NEW YORK, Oct 13 – US shares traded mainly lower on Tuesday with investors pausing to digest gains from a recent rally and awaiting a wave or corporate earnings reports.
The Dow Jones Industrial Average dropped 16.02 points (0.16 percent) to 9,869.78 at 1540 GMT, a day after a mixed day on Wall Street that allowed the blue-chip index to notch a new 2009 high.
The Nasdaq composite edged up a fractional 0.54 points (0.03 percent) to 2,139.68 and the broad-market Standard & Poor\’s 500 index shed 4.15 points (0.39 percent) to 1,072.04.
In the absence of major economic data, the focus was squarely on the corporate front and earnings.
The market gave a lukewarm response to earnings from Johnson & Johnson as the pharmaceutical giant topped estimates with a profit of 3.3 billion dollars but "failed to impress with its sales," which fell 5.3 percent, said Patrick O\’Hare at Briefing.com.
"Some traders may have decided to take some profits ahead of the big wave of earnings reports that will hit the tape today and extend for the next month," noted Fred Dickson at DA Davidson & Co.
"A solid earnings reporting season is necessary to fuel the current bull market for stocks."
Key for the market could be the earnings reports from computer chip giant Intel, a tech bellwether, due at the close of trade, and banking giant JPMorgan Chase early Wednesday.
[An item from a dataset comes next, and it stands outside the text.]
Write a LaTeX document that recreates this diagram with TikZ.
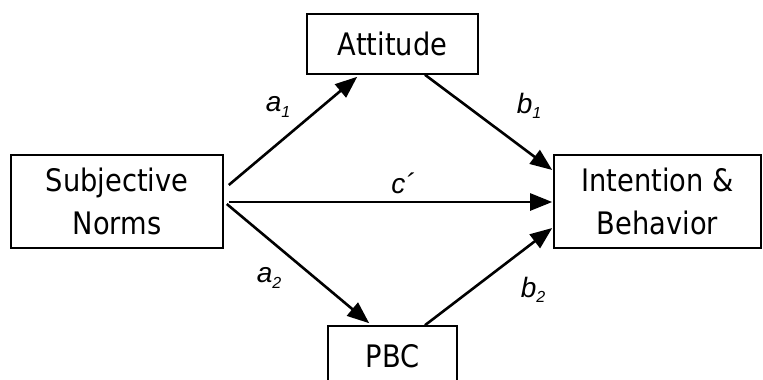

"Expectations are relatively high for both companies," said O\’Hare.
"Negative surprises would throw a wrench in recovery arguments and invite closer scrutiny of valuation levels that could lead to some more concerted selling interest."
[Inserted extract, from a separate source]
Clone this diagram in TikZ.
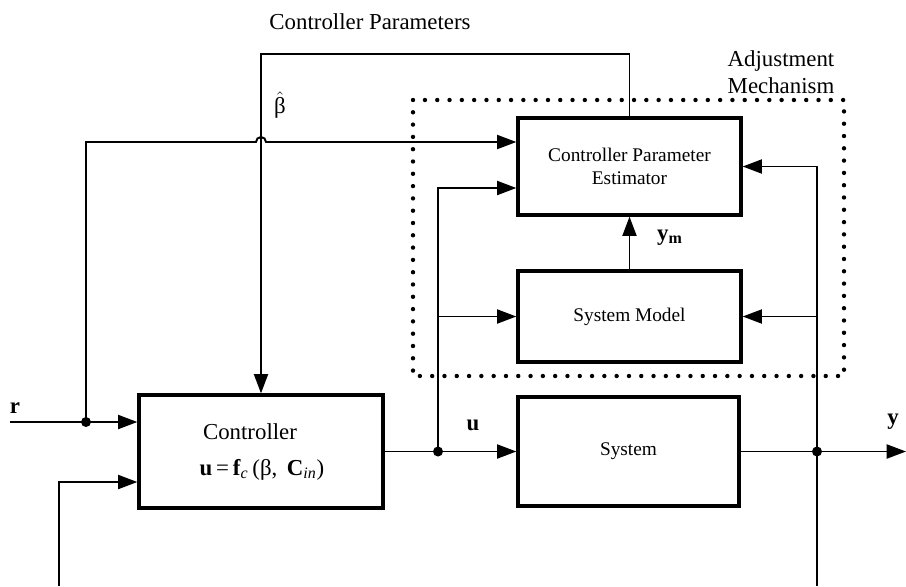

Intel shares rose 0.44 percent to 20.49 dollars.
Johnson & Johnson slid 2.56 percent to 60.93 dollars and JPMorgan Chase lost 2.06 percent to 45.14.
On the dealmaking front, Cisco Systems rose 0.57 percent to 23.92 dollars after announcing a deal to buy mobile infrastructure firm Starent Networks, up 17.12 percent at 34.00 dollars
The bond market, closed Monday for Columbus Day, rose. The yield on the 10-year US-Treasury bond eased to 3.317 percent from 3.384 percent Friday and that on the 30-year bond dipped to 4.158 percent against 4.227 percent. Bond yields and prices move in opposite directions.